Music therapy is a psychotherapeutic process in that it is a form of treatment in which a trained person establishes a professional relationship with a goal of removing, modifying, or retarding existing symptoms, of mediating disturbed patterns of behavior, and of promoting positive personality growth and development. (Binder, Binder & Remland 1976 _Modern therapies_. Englewood Cliff, NJ: Prentice Hall.)

Music Medicine is an umbrella term encompassing music therapy and the scientific research on which it's based.  Researchers are studying the use of music in the treatment of a variety of conditions and illnesses; for example, it's use with premature infants, patients with Parkinson's disease, chronic pain, stress, Alzheimer's disease, as well as in stroke rehabilitation.

Related Articles

Music as Medicine.
Novotney, Amy. Monitor on Psychology. 2013 Nov; 44(10):46.

Abstract
Researchers are exploring how music therapy can improve health outcomes among a variety of patient populations, including premature infants and people with depression and Parkinson’s disease.

Medicine and Music: Three Relations Considered.
Evans HM. Journal of Medical Humanities. 2007 Sep; 28(3):135-48.

Abstract
Two well-recognised, but inherently reductionist, relations between medicine and music are the attempted neuro-scientific understanding of responses to music and interest in music's contributions to clinical therapy. This paper proposes a third relation whereby music is seen as an organising metaphor for clinical medicine as a practice. Both music and clinical medicine affirm human well-being, and both do this inter alia through varieties of skilful, crafted yet spontaneous mutual engagement between a 'performer' and an 'audience'. I argue that this organising metaphor offers a corrective to the reductionist influences of the first two relations, illuminates a number of medicine's important features, and reaffirms the existential as being at the core of medicine's telos.
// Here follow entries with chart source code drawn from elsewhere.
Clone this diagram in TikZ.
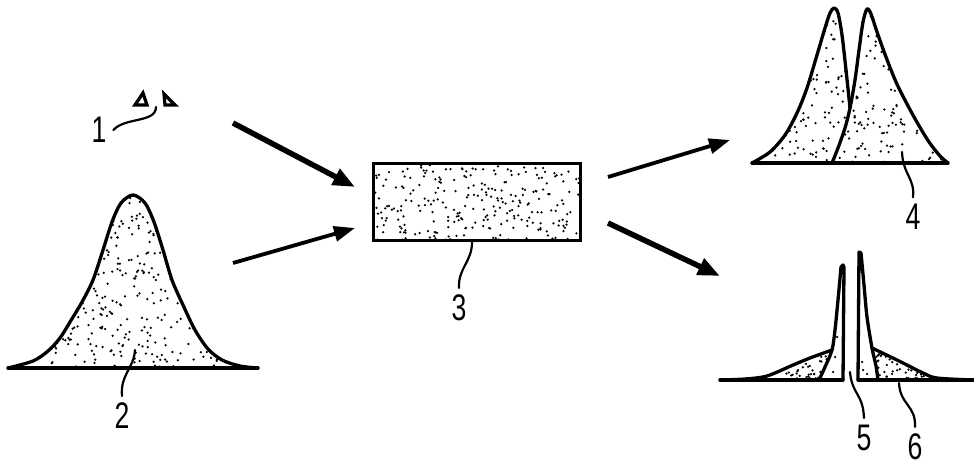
\documentclass[tikz,border=0pt]{standalone}
\usepackage{fontspec}
\setmainfont{Liberation Sans}
\usepackage{graphicx}
\usetikzlibrary{arrows.meta}
\newcommand{\mystipple}[5]{%
  \foreach \k in {1,...,#1}{%
    \pgfmathsetmacro{\px}{#2+rnd*(#3-#2)}%
    \pgfmathsetmacro{\py}{#4+rnd*(#5-#4)}%
    \fill (\px,\py) circle[radius=1.25pt];}}
\newcommand{\dig}[1]{\scalebox{0.72}[1]{#1}}
\begin{document}
\begin{tikzpicture}[x=1pt,y=-1pt,
  outline/.style={line width=3.3pt, line join=round, line cap=round},
  leader/.style={line width=2.2pt, line cap=round},
  bigarrow/.style={line width=5.5pt, -{Triangle[length=22pt,width=17pt]}},
  thinarrow/.style={line width=3.8pt, -{Triangle[length=21pt,width=15pt]}},
  lbl/.style={inner sep=0pt, outer sep=7pt, font=\fontsize{37}{39}\selectfont},
  spot/.style={fill=black}]
\useasboundingbox (0,0) rectangle (974,466);
\pgfmathsetseed{7}

% ---------- item 1 (two small triangles)
\draw[line width=3.2pt, line join=miter] (135,105) -- (143,93) -- (147,105) -- cycle;
\draw[line width=3.2pt, line join=miter] (164,94) -- (175,105) -- (165,105) -- cycle;
\coordinate (t1) at (156,107);

% ---------- item 2 (bell curve)
\begin{scope}
\clip plot[smooth] coordinates {(8,368) (33,361) (48,351) (60,338) (70,322) (82,302) (93,280) (103,250) (112,222) (121,203) (133,195) (145,203) (154,222) (163,250) (172,280) (183,305) (195,330) (208,349) (222,360) (240,366) (258,368)} -- cycle;
\mystipple{560}{8}{258}{195}{368}
\end{scope}
\draw[outline] plot[smooth] coordinates {(8,368) (33,361) (48,351) (60,338) (70,322) (82,302) (93,280) (103,250) (112,222) (121,203) (133,195) (145,203) (154,222) (163,250) (172,280) (183,305) (195,330) (208,349) (222,360) (240,366) (258,368)};
\coordinate (b2l) at (8,368);
\coordinate (b2r) at (258,368);
\draw[outline] (b2l) -- (b2r);
\coordinate (t2) at (135,350);

% ---------- item 3 (box)
\node[draw, line width=3.3pt, minimum width=207pt, minimum height=77pt, inner sep=0pt] (box) at (477,202) {};
\begin{scope}
\clip (box.south west) rectangle (box.north east);
\mystipple{260}{373}{581}{163}{241}
\end{scope}

% ---------- item 4 (double peak)
\begin{scope}
\clip plot[smooth] coordinates {(752,163) (770,152) (785,135) (797,113) (807,88) (817,55) (825,28) (830,13) (834,8) (838,13) (842,35) (846,70) (850,108)} -- plot[smooth] coordinates {(850,108) (855,80) (859,50) (863,22) (867,9) (871,14) (877,32) (886,57) (896,82) (907,104) (918,124) (929,142) (940,156) (948,163)} -- cycle;
\mystipple{330}{752}{948}{8}{163}
\end{scope}
\draw[outline] plot[smooth] coordinates {(752,163) (770,152) (785,135) (797,113) (807,88) (817,55) (825,28) (830,13) (834,8) (838,13) (842,35) (846,70) (850,108)};
\draw[outline] plot[smooth] coordinates {(832,163) (838,148) (845,128) (850,108) (855,80) (859,50) (863,22) (867,9) (871,14) (877,32) (886,57) (896,82) (907,104) (918,124) (929,142) (940,156) (948,163)};
\coordinate (b4l) at (752,163);
\coordinate (b4r) at (948,163);
\draw[outline] (b4l) -- (b4r);
\coordinate (t4) at (902,152);

% ---------- items 5 and 6 (split spikes)
\begin{scope}
\clip plot[smooth] coordinates {(720,380) (745,379) (767,376) (793,365) (810,358) (832,350)} -- plot[smooth] coordinates {(832,350) (825,367) (819,380)} -- cycle;
\mystipple{140}{720}{832}{348}{380}
\end{scope}
\begin{scope}
\clip plot[smooth] coordinates {(872,348) (897,360) (923,373) (937,378) (973,380)} -- plot[smooth] coordinates {(878,380) (876,366) (872,348)} -- cycle;
\mystipple{140}{872}{973}{348}{380}
\end{scope}
\fill[spot] (835,357) circle[radius=1.25pt];
\fill[spot] (837,337) circle[radius=1.25pt];
\fill[spot] (833,372) circle[radius=1.25pt];
\fill[spot] (862,362) circle[radius=1.25pt];
\fill[spot] (863,370) circle[radius=1.25pt];
\fill[spot] (867,374) circle[radius=1.25pt];
\draw[outline] plot[smooth] coordinates {(720,380) (745,379) (767,376) (793,365) (810,358) (832,350)};
\draw[outline] plot[smooth] coordinates {(819,380) (825,367) (832,350) (835,330) (838,300) (841,267)} -- (843,265) -- (844,267) -- (843,380);
\coordinate (b5l) at (720,380);
\coordinate (b5r) at (843,380);
\draw[outline] (b5l) -- (b5r);
\draw[outline] (858,380) -- (859,252) -- (861,253) -- plot[smooth] coordinates {(861,253) (864,285) (867,317) (872,348) (876,366) (878,380)};
\draw[outline] plot[smooth] coordinates {(872,348) (897,360) (923,373) (937,378) (973,380)};
\coordinate (b6l) at (858,380);
\coordinate (b6r) at (973,380);
\draw[outline] (b6l) -- (b6r);
\coordinate (t5) at (850,372);
\coordinate (t6) at (899,383);

% ---------- arrows
\coordinate (a1s) at (233,123); \coordinate (a1e) at (355,187);
\coordinate (a2s) at (233,263); \coordinate (a2e) at (355,228);
\coordinate (a3s) at (608,177); \coordinate (a3e) at (730,140);
\coordinate (a4s) at (608,223); \coordinate (a4e) at (720,276);
\draw[bigarrow] (a1s) -- (a1e);
\draw[thinarrow] (a2s) -- (a2e);
\draw[thinarrow] (a3s) -- (a3e);
\draw[bigarrow] (a4s) -- (a4e);

% ---------- labels and leaders
\node[lbl] (l1) at (99,130) {\dig{1}};
\node[lbl] (l2) at (122,416) {\dig{2}};
\node[lbl] (l3) at (459,308) {\dig{3}};
\node[lbl] (l4) at (913,217) {\dig{4}};
\node[lbl] (l5) at (864,438) {\dig{5}};
\node[lbl] (l6) at (915,447) {\dig{6}};
\draw[leader] (l1.east) .. controls (125,117) and (156,123) .. (t1);
\draw[leader] (l2.north) .. controls (120,375) and (134,368) .. (t2);
\draw[leader] (l3.north) .. controls (458,268) and (472,262) .. ([xshift=-5pt]box.south);
\draw[leader] (l4.north) .. controls (915,178) and (903,175) .. (t4);
\draw[leader] (l5.north) .. controls (863,393) and (852,395) .. (t5);
\draw[leader] (l6.north) .. controls (916,405) and (900,405) .. (t6);
\end{tikzpicture}
\end{document}
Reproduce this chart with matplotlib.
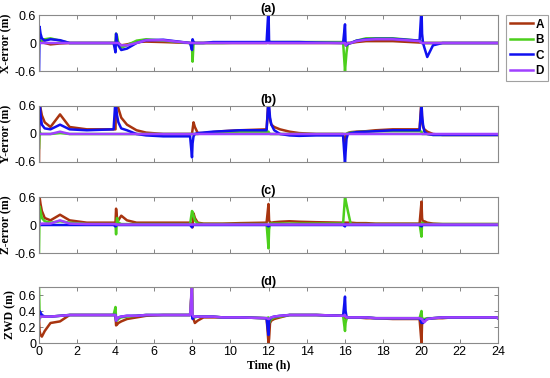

Music, Medicine and Embodiment
Evans HM. Lancet. 2010 March 13; 375(9718): 886–887.

No abstract available

The Future of Music in Therapy and Medicine.
Thaut MH. Annals of the New York Academy of Sciences. 2005 Dec; 1060:303-8.

Abstract
The understanding of music's role and function in therapy and medicine is undergoing a rapid transformation, based on neuroscientific research showing the reciprocal relationship between studying the neurobiological foundations of music in the brain and how musical behavior through learning and experience changes brain and behavior function. Through this research the theory and clinical practice of music therapy is changing more and more from a social science model, based on cultural roles and general well-being concepts, to a neuroscience-guided model based on brain function and music perception. This paradigm shift has the potential to move music therapy from an adjunct modality to a central treatment modality in rehabilitation and therapy.